Task prompt
Write out the opening lines of the data word for word, up to and including the line with "var yMin = 800, yMax = 1600, yStep = 200;", and leave every picture and every later line out.

╭──

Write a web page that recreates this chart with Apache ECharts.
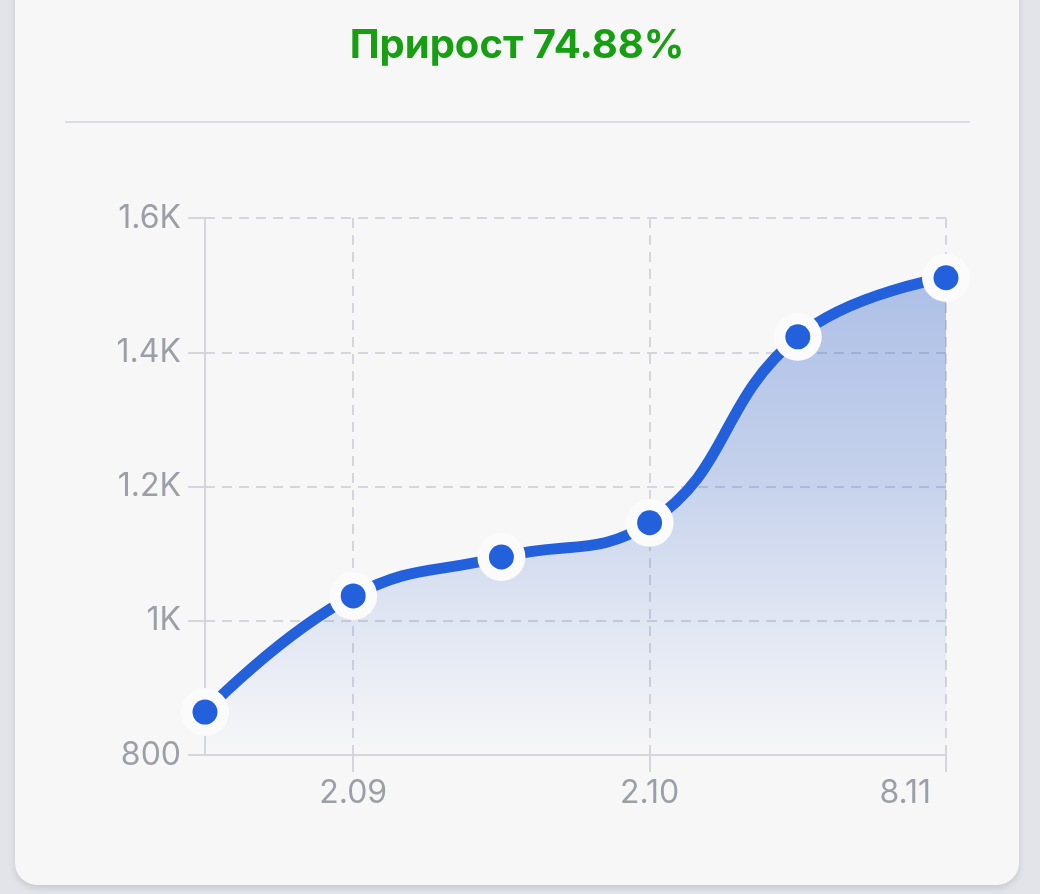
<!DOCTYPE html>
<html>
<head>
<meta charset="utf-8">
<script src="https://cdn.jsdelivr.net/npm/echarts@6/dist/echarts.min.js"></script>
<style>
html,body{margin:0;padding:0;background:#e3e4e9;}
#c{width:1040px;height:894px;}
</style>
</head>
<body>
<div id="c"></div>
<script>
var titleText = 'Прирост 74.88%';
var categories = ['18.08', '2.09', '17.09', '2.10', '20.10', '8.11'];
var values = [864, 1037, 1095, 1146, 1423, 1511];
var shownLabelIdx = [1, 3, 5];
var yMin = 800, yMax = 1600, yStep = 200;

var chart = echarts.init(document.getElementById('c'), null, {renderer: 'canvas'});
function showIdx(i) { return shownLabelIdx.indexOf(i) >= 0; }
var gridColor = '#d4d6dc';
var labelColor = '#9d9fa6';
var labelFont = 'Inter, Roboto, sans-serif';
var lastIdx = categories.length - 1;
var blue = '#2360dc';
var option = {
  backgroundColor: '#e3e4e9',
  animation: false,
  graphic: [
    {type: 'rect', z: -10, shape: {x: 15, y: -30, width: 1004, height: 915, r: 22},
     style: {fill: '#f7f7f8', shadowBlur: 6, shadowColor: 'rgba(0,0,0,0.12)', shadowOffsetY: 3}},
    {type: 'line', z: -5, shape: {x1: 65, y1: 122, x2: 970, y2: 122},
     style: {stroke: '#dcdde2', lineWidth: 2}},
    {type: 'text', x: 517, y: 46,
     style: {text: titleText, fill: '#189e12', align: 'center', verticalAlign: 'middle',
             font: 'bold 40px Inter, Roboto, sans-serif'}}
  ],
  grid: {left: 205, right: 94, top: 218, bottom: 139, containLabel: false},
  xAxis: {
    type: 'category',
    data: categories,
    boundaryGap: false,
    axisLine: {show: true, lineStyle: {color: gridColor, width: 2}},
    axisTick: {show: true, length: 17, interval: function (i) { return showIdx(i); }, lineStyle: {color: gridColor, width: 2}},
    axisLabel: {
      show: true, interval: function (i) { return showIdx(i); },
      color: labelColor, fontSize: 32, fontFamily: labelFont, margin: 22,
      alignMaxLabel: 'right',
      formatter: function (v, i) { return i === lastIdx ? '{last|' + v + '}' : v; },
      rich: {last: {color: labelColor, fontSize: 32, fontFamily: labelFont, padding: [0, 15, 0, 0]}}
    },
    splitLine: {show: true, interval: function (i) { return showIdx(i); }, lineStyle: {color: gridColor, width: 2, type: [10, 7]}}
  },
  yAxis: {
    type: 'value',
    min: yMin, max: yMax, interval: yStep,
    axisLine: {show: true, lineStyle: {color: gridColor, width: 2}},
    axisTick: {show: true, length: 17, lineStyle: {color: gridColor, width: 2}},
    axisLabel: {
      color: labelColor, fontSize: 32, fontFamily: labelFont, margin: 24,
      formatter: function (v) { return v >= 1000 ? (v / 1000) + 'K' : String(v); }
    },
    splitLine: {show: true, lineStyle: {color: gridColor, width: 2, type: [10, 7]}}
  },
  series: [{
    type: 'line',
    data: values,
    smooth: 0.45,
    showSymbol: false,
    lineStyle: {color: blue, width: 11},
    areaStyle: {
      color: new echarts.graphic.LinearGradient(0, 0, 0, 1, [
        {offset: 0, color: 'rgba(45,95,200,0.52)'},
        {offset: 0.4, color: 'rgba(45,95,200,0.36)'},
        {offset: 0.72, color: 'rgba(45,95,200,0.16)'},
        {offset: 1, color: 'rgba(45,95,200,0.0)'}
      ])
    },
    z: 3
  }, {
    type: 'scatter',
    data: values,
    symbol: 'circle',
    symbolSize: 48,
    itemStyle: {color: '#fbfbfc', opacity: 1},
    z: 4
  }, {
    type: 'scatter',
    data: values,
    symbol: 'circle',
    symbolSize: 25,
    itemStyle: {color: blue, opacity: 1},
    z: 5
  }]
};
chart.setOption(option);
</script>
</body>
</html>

╰──

Written solution
Write a web page that recreates this chart with Apache ECharts.
<!DOCTYPE html>
<html>
<head>
<meta charset="utf-8">
<script src="https://cdn.jsdelivr.net/npm/echarts@6/dist/echarts.min.js"></script>
<style>
html,body{margin:0;padding:0;background:#e3e4e9;}
#c{width:1040px;height:894px;}
</style>
</head>
<body>
<div id="c"></div>
<script>
var titleText = 'Прирост 74.88%';
var categories = ['18.08', '2.09', '17.09', '2.10', '20.10', '8.11'];
var values = [864, 1037, 1095, 1146, 1423, 1511];
var shownLabelIdx = [1, 3, 5];
var yMin = 800, yMax = 1600, yStep = 200;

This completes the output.